A crackling fire casts a warm and romantic glow. The cold winter nights of mid-February give more than enough excuse to light that fire, if you need an excuse. What better way to connect with someone special than by escaping to a wind-swept mountain lodge to spend some time together in front of the fire. The Queen Rooms come equipped with a fire place and all the wood you will need. See our package plans for ideas for a winter visit whether you desire solitude or togetherness.
Once we see the serviceberry blooms, we know spring is in the air, it’s just a matter of days until wild plums bloom. Then the flood gate of spring opens.
Spring comes a little later at Queen Wilhelmina State Park than in the valley below due to the cooler mountaintop temperatures. We lag the bottom of the hill by about a week.
Each year the park staff enjoys watching spring climb the mountain as trees break bud a little higher up the slope each day. By the time the trees at the top leaf out, the valley is completely green. If you didn’t get enough of the redbuds down below you’ll have another chance on the mountain.
Why are there so many woodland wildflowers crowded into the short window of spring? To take advantage of the warm sunlight reaching all the way to the forest floor. Once their giant neighbors, the trees, shade the ground with leaves it is hard for the little plants to compete. They get their business done while it’s warm and plenty of light can reach them. Many spring wildflowers have bulbs or rhizomes to store energy for next spring.
Wild Hyacinth and Dwarf Crested Iris carpet the ground in many areas of the park. Bell Wort, Jacob’s Ladder, Trillium, and Fire Pink are just a few of the other species that add to the display of color. You will have to look closely to see the Green Violets and Jack-in-the-Pulpit. Among all their showy neighbors, they are often missed.
Hikes are planned each weekend during April to take advantage of the beauty of the season. Each Saturday, at 10:00 A.M. during the month the park staff will lead a hike down the Lover’s Leap Trail to point out some of nature’s treasures and take in the spring scene.
Sitting on the front porch in the evening has never gone out of style at Queen Wilhelmina State Park. People enjoy the breeze, the setting sun, and quiet conversation almost every summer evening.
High above the sweltering heat, Queen Wilhelmina State Park is a cool island perched half a mile above the sea and a quarter of a mile above the surrounding valley. Not only is the mountaintop well positioned for any breezes that might stir the humid air, but also enjoys cooler temperatures. Air acts like a blanket of insulation and holds heat. The blanket of air is thinner at the park leading to temperatures that are usually 10 degrees cooler. Guests sitting on the front porch of the lodge on summer evenings don’t care about the physics behind the coolness. They are too busy enjoying an almost forgotten southern tradition.

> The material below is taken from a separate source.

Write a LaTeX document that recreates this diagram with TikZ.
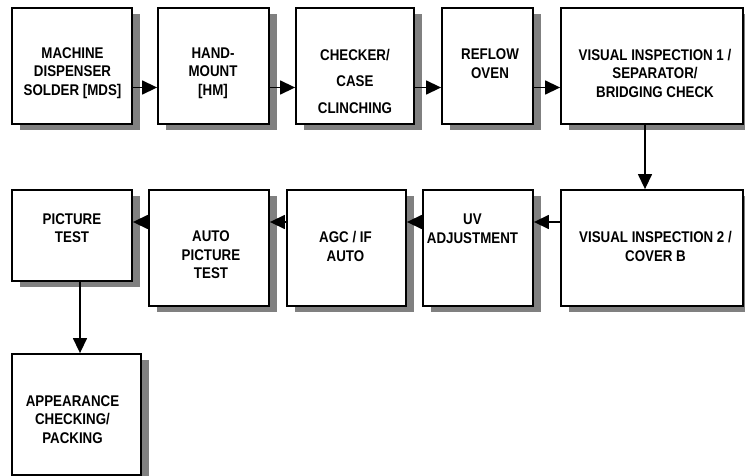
\documentclass[tikz,border=0pt]{standalone}
\usepackage{fontspec}
\setmainfont{Liberation Sans}[FakeStretch=0.86]
\usetikzlibrary{shadows,arrows.meta}

\begin{document}
\begin{tikzpicture}[x=1pt, y=-1pt,
    boite/.style={draw, line width=1.8pt, fill=white, inner sep=0pt,
      drop shadow={shadow xshift=8pt, shadow yshift=-6pt, fill=black!50, opacity=1}},
    texte/.style={align=center, inner sep=0pt, font=\bfseries\fontsize{15.5}{18.5}\selectfont},
    fleche/.style={line width=1.4pt, -{Triangle[length=15pt, width=14pt]}}]

    % Cadre de l'image
    \useasboundingbox (0,0) rectangle (745,476);

    % ==============================================
    % 1. LES ETAPES : nom/centre/largeur/hauteur/position du texte/texte
    % ==============================================
    \foreach \nom/\cx/\cy/\w/\h/\tx/\ty/\txt in {
        mds/72/66/120/116/72.5/73/{MACHINE\\DISPENSER\\SOLDER [MDS]},
        hm/213.5/66/111/116/213/73/{HAND-\\MOUNT\\{}[HM]},
        checker/355/66/118/116/355/81/{CHECKER/\\[8pt]CASE\\[8pt]CLINCHING},
        reflow/487.5/66/91/116/490/63.5/{REFLOW\\OVEN},
        vi1/652/66/182/116/655/73/{VISUAL INSPECTION 1 /\\SEPARATOR/\\BRIDGING CHECK},
        vi2/652/248/182/116/655.5/246.5/{VISUAL INSPECTION 2 /\\COVER B},
        uv/478/248/110/116/472.5/228.5/{UV\\ADJUSTMENT},
        agc/346.5/248/119/116/345.5/246.5/{AGC / IF\\AUTO},
        autotest/209/248/120/116/211/255/{AUTO\\PICTURE\\TEST},
        pictest/72/235.5/120/91/72/228/{PICTURE\\TEST},
        packing/76.5/414.5/129/121/72.5/419.5/{APPEARANCE\\CHECKING/\\PACKING}} {
        \node[boite, minimum width=\w pt, minimum height=\h pt] (\nom) at (\cx,\cy) {};
        \node[texte] (\nom-t) at (\tx,\ty) {\txt};
    }

    % ==============================================
    % 2. LES FLECHES
    % ==============================================
    % Rangee du haut, vers la droite
    \draw[fleche] ([yshift=-21.5pt]mds.east) -- ([yshift=-21.5pt]hm.west);
    \draw[fleche] ([yshift=-21.5pt]hm.east) -- ([yshift=-21.5pt]checker.west);
    \draw[fleche] ([yshift=-21.5pt]checker.east) -- ([yshift=-21.5pt]reflow.west);
    \draw[fleche] ([yshift=-21.5pt]reflow.east) -- ([yshift=-21.5pt]vi1.west);

    % Descente vers la deuxieme rangee
    \draw[fleche] ([xshift=-7pt]vi1.south) -- ([xshift=-7pt]vi2.north);

    % Rangee du milieu, vers la gauche
    \draw[fleche] ([yshift=26pt]vi2.west) -- ([yshift=26pt]uv.east);
    \draw[fleche] ([yshift=26pt]uv.west) -- ([yshift=26pt]agc.east);
    \draw[fleche] ([yshift=26pt]agc.west) -- ([yshift=26pt]autotest.east);
    \draw[fleche] ([yshift=26pt]autotest.west) -- ([yshift=26pt]autotest.west -| pictest.east);

    % Descente vers l'emballage
    \draw[fleche] ([xshift=8pt]pictest.south) -- ([xshift=8pt]pictest.south |- packing.north);

\end{tikzpicture}
\end{document}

The wine berries ripen around the Fourth of July each year. Then the feast begins. Many park animals feed on the dark red raspberry-like fruits. Park visitors eat their share too. The plants along the trail are picked clean by the human animals.
Wine berries are a favorite of black bears. They often blaze trails though the berry patches to harvest the fruit. Birds, while traveling lighter, also get their share of the bounty. The hard seed of the wine berry passes through the digestive tract of the animals and germinates in a new location, in many cases far from the parent plant. The widespread random planting by the animals ensures that the wine berry is common on the mountain. One of the best places to see them is the north side of the Lover’s Leap Trail.
We’ve got a bench on the front porch and a couple of wine berries out on the trail reserved for your visit this summer.
Queen Wilhelmina State Park, located in the middle of the Talimena Scenic Drive is one of the premiere places to enjoy the fall. The Ouachita (Wash-it-taw) Mountains come alive with vibrant color during the last week of October and the first week of November. Their east-west ridges will be clad in their multicolored coat of yellow, orange, tan, and red. The area around Queen Wilhelmina State Park has been a Mecca for leaf-lovers for many years. It attracts thousands of motorcycle enthusiasts, campers, hikers, and scenery lovers from all over a four state area.
The mountain is an excellent stopover for Monarchs due to the many species of wildflowers that bloom during the end of September and the beginning of October. We can’t predict the exact days of the migration, but it usually happens in the first days of October.
A wave of orange will descend onto the white, yellow, and blue flowers along the Lover’s Leap Trail. Thousands of Monarch butterflies will steadily move over the mountain toward their wintering ground in Mexico.
A few Monarchs trickle through the park all through August and September. These early individuals are just the preview of the flood that will come.
This remarkable phenomenon of the fall season reminds us of the unending cycle of life. Each year the Monarchs wing their way across Rich Mountain persistently fluttering toward the southwest. We are left on the ground to watch them pass by, but we can take comfort in the promise it gives us for the years to come.